El ser humano tiene la capacidad infinita de inventar, de reinventar, de distorsionar, y, por supuesto, de mentir. En ocasiones, el hilo entre la invención y la mentira es muy tenue, tanto que con frecuencia la inteligencia es capaz de volverlo invisible y de deshilacharlo para que sea imposible saber dónde empieza una y dónde termina otra.
En otros momentos, la astucia y la imperiosa necesidad de “ser”, de fabricar verdades propias y de deformar la realidad enlaza invención y mentira con una verosimilitud impecable e implacable. La invisibilidad del hilo depende de las virtudes de quienes las tejen y las destejen, de quienes las oyen y las desoyen. La implacabilidad de la calumnia suele tener consecuencias funestas que casi nunca paga quien las dijo.
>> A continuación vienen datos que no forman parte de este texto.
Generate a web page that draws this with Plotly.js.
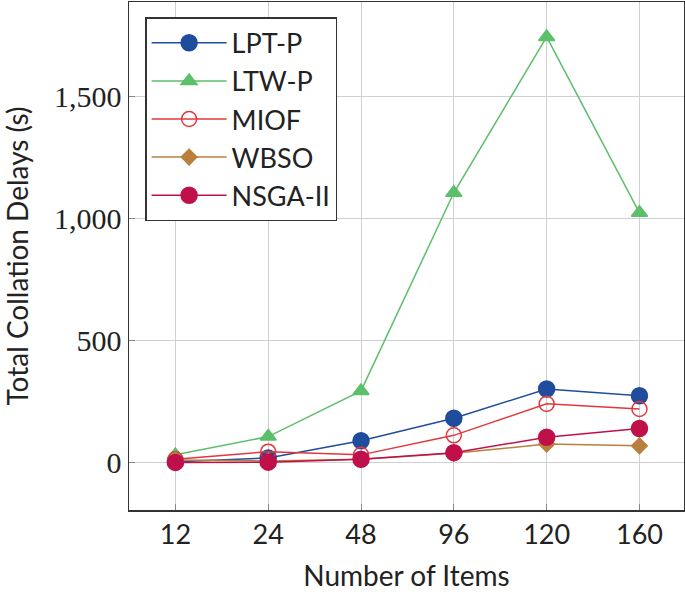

El oficio de mentir es oficio humano inmemorial. Mucho se gana cuando se miente con inteligencia. Los refranes populares aseguran, con sabiduría, que una mentira dicha mil veces es una verdad. El arte de engañar requiere de las virtudes de quien las dice –suele ser más complicado mentir que decir la verdad– y la complicidad de quienes las aceptan. Las falsedades generan múltiples desencuentros, personales y sociales. Si bien los embustes individuales sólo dañan a los directamente implicados los generalizados conllevan todo tipo de mermas.
Buen ejemplo de esa trama es la reciente invasión rusa a Georgia, la agresión de Georgia contra las provincias aliadas a la égida de Vladimir Putin y el intento de diálogo entre Rusia, la Unión Europea y Estados Unidos. Esa trama, de la cual sabemos mucho menos de lo que creemos, conlleva una carga de “mentiras estratégicas” y de “mentiras acomodaticias” que sirven a los responsables de ese juego, donde los perdedores de hoy fueron los ganadores de ayer. Ese círculo sin fin –ganar ayer, perder hoy– depende mucho de la capacidad de sostener las mentiras.
La guerra en Georgia, con sus muertes, “abrió” a Occidente los libros escolares rusos. En ellos se lee que Stalin fue “el gobernador ruso del siglo XX de más éxito”; se dice, además, que las matanzas perpetradas por Stalin fueron un “medio necesario, si bien excesivo, para mantener la disciplina”. Aparentemente, la población rusa de hoy cree que esos argumentos no son sólo veraces, sino que son “verdades históricas”, es decir, pruebas que ahora, después de muchos años, muestran que Stalin actuó bien por lo que será prudente rehabilitarlo. Ese embuste rige y regirá porciones de la nueva conciencia del pueblo ruso. Sus consecuencias son y serán funestas: son muchos los periodistas asesinados por disentir con el régimen actual. No creo que el genocida ruso hubiese pensado o soñado que algún día sería desenterrado.
Una mentira escrita en millones de libros escolares se convertirá pronto en verdad. Quizás seamos testigos, en el futuro mediato, del resurgimiento de la nueva Stalingrado y de la construcción de nuevas estatuas con la imagen de uno de los asesinos más despiadados de la historia. No seremos testigos de la elaboración de rotondas que dignifiquen la trascendencia de la mentira.
Escogí el periplo de Stalin al azar, no porque sea peor que otros estalin, para agruparlos bajo el mismo apellido, sino porque tengo la información a la mano. No sé si sea correcto decir que la Rusia de Vladimir Putin se encuentra inmersa en un periodo de desestanilización estilo Putin, pero, pensarlo, por lo menos pensarlo, es obligatorio.
Muchas de las historias que hoy leemos en los periódicos podrían ser contadas bajo lupas similares. Los meollos de esos embustes son los daños que conllevan esa deformación de la realidad y el cobijo que tienen esas historias. Mentir es buen oficio. La historia, tan endeble, tan humana, lo sabe. El ser humano también.
Como en tantas ocasiones, la pregunta es: ¿qué hacer? El hilo que corre entre verdad y mentira muchas veces es casi invisible, impalpable. Aunque sabemos lo que deseamos poco ha sido y poco será lo que se consiga por medio de la fuerza de la razón. Sin embargo, de algo sirve denunciar a los mentirosos. Exponerlos y rayar su historia y las de sus seres cercanos sirve. Algunos, como el matrimonio de los sátrapas rumanos Cseausescu acabaron en el patíbulo –qué bueno. Otros, como Augusto Pinochet, fueron exonerados por la muerte –qué malo.
De nuevo pregunto, ¿qué hacer? Demasiado han construido quienes, a pesar de los costos para la sociedad y para el mundo, han erigido verdades a partir de mentiras.